- Job -
Quote, verbatim, all material below, without pictures.

- Supplied data -
'''
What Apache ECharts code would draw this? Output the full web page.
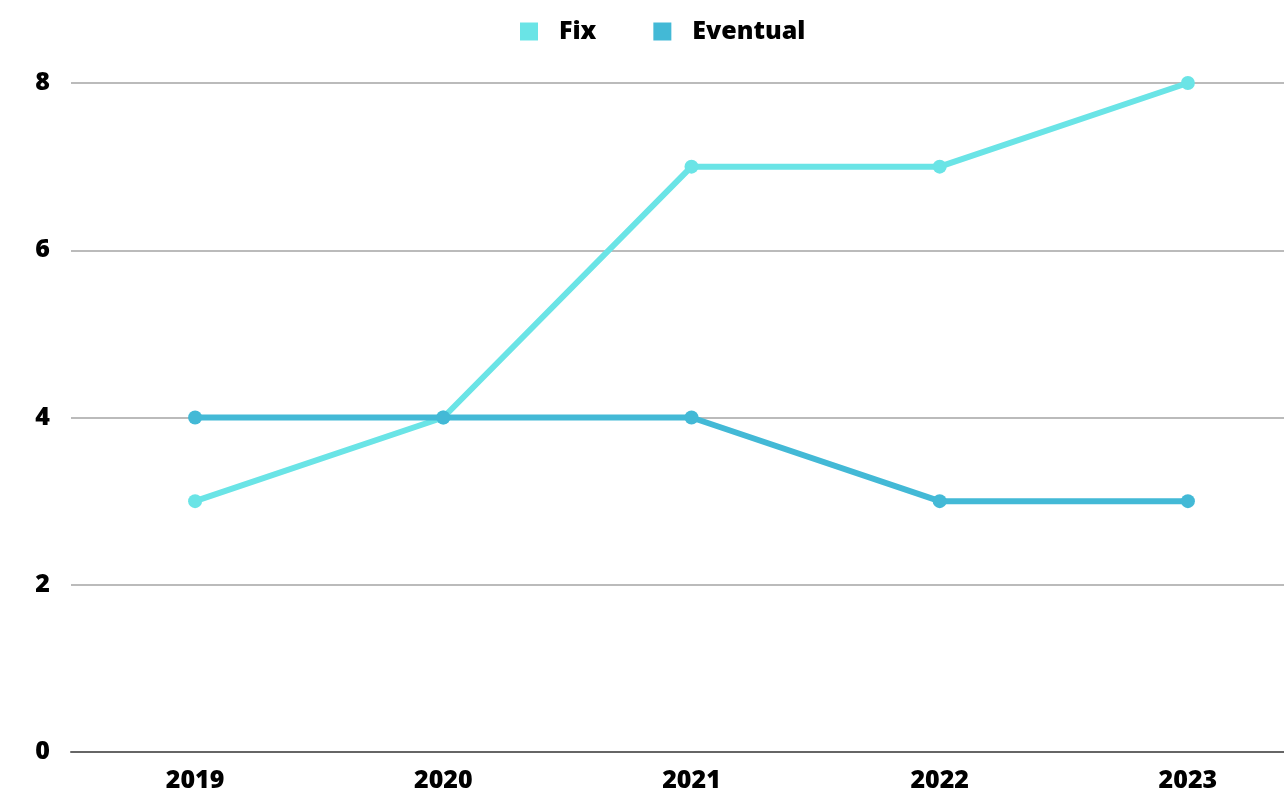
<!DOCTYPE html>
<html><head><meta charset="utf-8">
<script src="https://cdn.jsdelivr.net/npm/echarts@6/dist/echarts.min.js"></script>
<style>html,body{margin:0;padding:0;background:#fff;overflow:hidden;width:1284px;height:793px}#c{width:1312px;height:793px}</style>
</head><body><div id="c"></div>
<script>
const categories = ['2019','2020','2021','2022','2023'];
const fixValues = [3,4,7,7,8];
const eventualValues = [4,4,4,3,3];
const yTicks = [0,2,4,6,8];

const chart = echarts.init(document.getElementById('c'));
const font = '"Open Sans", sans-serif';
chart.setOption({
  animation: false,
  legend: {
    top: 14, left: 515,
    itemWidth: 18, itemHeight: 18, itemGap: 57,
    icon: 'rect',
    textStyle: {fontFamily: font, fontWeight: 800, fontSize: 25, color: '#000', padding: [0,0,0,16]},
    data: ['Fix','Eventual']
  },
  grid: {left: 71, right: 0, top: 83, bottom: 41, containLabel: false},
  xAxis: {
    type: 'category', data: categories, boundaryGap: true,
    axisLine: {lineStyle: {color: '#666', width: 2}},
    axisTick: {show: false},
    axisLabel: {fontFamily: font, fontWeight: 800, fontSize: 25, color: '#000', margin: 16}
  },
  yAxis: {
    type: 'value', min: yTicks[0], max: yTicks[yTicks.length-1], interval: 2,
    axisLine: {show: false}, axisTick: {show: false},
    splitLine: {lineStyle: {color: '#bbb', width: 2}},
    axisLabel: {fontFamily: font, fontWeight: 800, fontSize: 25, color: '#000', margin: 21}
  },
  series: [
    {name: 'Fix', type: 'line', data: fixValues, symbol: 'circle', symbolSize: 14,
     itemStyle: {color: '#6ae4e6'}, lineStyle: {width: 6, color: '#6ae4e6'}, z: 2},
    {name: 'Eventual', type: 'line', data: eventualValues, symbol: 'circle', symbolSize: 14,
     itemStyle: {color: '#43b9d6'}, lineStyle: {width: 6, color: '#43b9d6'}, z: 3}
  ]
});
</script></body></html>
'''
- Task result -
What Apache ECharts code would draw this? Output the full web page.
<!DOCTYPE html>
<html><head><meta charset="utf-8">
<script src="https://cdn.jsdelivr.net/npm/echarts@6/dist/echarts.min.js"></script>
<style>html,body{margin:0;padding:0;background:#fff;overflow:hidden;width:1284px;height:793px}#c{width:1312px;height:793px}</style>
</head><body><div id="c"></div>
<script>
const categories = ['2019','2020','2021','2022','2023'];
const fixValues = [3,4,7,7,8];
const eventualValues = [4,4,4,3,3];
const yTicks = [0,2,4,6,8];

const chart = echarts.init(document.getElementById('c'));
const font = '"Open Sans", sans-serif';
chart.setOption({
  animation: false,
  legend: {
    top: 14, left: 515,
    itemWidth: 18, itemHeight: 18, itemGap: 57,
    icon: 'rect',
    textStyle: {fontFamily: font, fontWeight: 800, fontSize: 25, color: '#000', padding: [0,0,0,16]},
    data: ['Fix','Eventual']
  },
  grid: {left: 71, right: 0, top: 83, bottom: 41, containLabel: false},
  xAxis: {
    type: 'category', data: categories, boundaryGap: true,
    axisLine: {lineStyle: {color: '#666', width: 2}},
    axisTick: {show: false},
    axisLabel: {fontFamily: font, fontWeight: 800, fontSize: 25, color: '#000', margin: 16}
  },
  yAxis: {
    type: 'value', min: yTicks[0], max: yTicks[yTicks.length-1], interval: 2,
    axisLine: {show: false}, axisTick: {show: false},
    splitLine: {lineStyle: {color: '#bbb', width: 2}},
    axisLabel: {fontFamily: font, fontWeight: 800, fontSize: 25, color: '#000', margin: 21}
  },
  series: [
    {name: 'Fix', type: 'line', data: fixValues, symbol: 'circle', symbolSize: 14,
     itemStyle: {color: '#6ae4e6'}, lineStyle: {width: 6, color: '#6ae4e6'}, z: 2},
    {name: 'Eventual', type: 'line', data: eventualValues, symbol: 'circle', symbolSize: 14,
     itemStyle: {color: '#43b9d6'}, lineStyle: {width: 6, color: '#43b9d6'}, z: 3}
  ]
});
</script></body></html>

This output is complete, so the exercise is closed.